53Au moment de sa découverte elle pesait 98 grammes et mesurait :. longueur absolue 103 mm, largeur au tranchant 48 mm, au talon 22 mm, épaisseur maximum 5 mm. D’après l’analyse chimique l’alliage contient :
cuivre.................91,80 %
étain.................. 7,60 %
fer.................... 0,10 %
antimoine.............. 0,02 %
pertes et indosés......... 0,48 %
cuivre.................91,80 %
étain.................. 7,60 %
fer.................... 0,10 %
antimoine.............. 0,02 %
pertes et indosés......... 0,48 %
54La teneur en étain la rapproche de bijoux trouvés dans la nécropole de Gastel*. Par sa forme elle est identique à la hache de Kharrouba près de Mostaganem mais elle ne peut être comparée aux quatre autres haches précédemment connues en Algérie, soit que ces dernières appartiennent à un autre type (St Eugène, Musée d’Alger), soit qu’elles n’aient pas été décrites ou qu’elles soient perdues (Cherchel, Lamoricière). En revanche elle est presque identique à celle trouvée à Kharrouba (Mostaganem) actuellement au Musée de Figeac. Elle s’apparente aussi à deux haches du Maroc (Oued Akrech et Musée de Tétouan), mais sa forme est plus harmonieuse.

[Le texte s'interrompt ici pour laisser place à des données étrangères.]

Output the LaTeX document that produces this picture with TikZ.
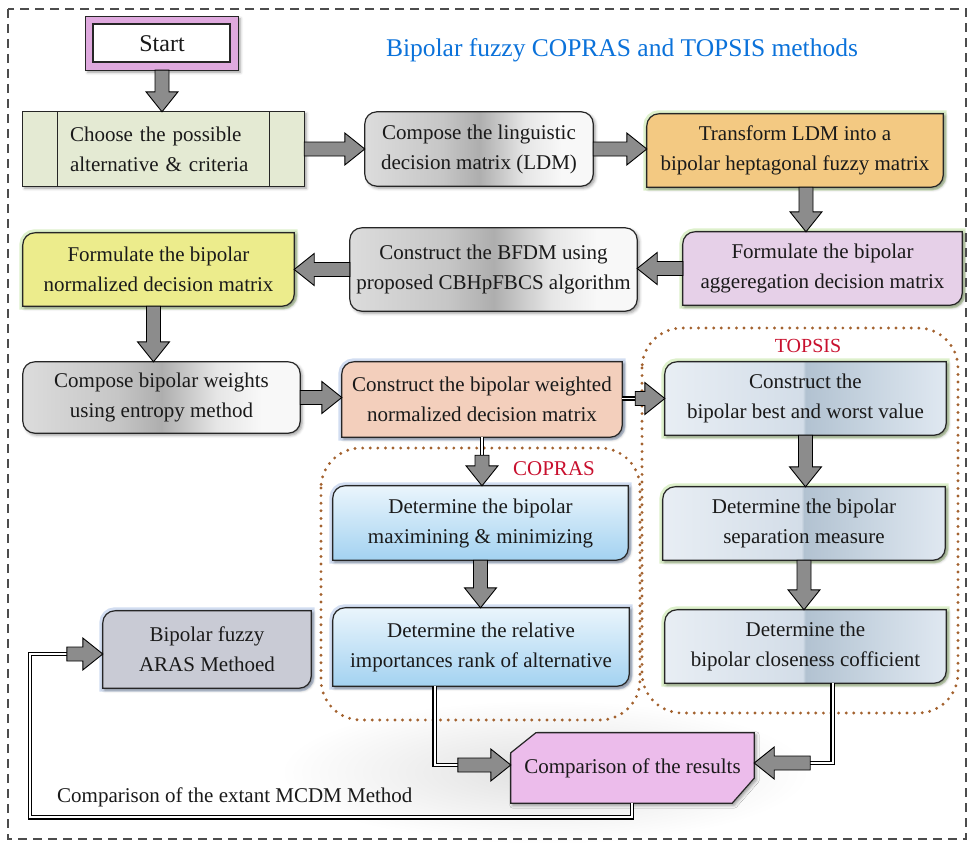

Hache de bronze de Columnata
55Une origine ibérique paraît la plus vraisemblable : elle se rattache en effet à la phase ancienne de la civilisation d’El Argar.
56Ce document exceptionnel et d’autres non moins rares trouvés aux environs de Tiaret, notamment une pointe à la « Vigne Serrerò », un poinçon à la « Vigne Boubay », témoignent de l’existence d’un Age du Bronze au Maghreb central.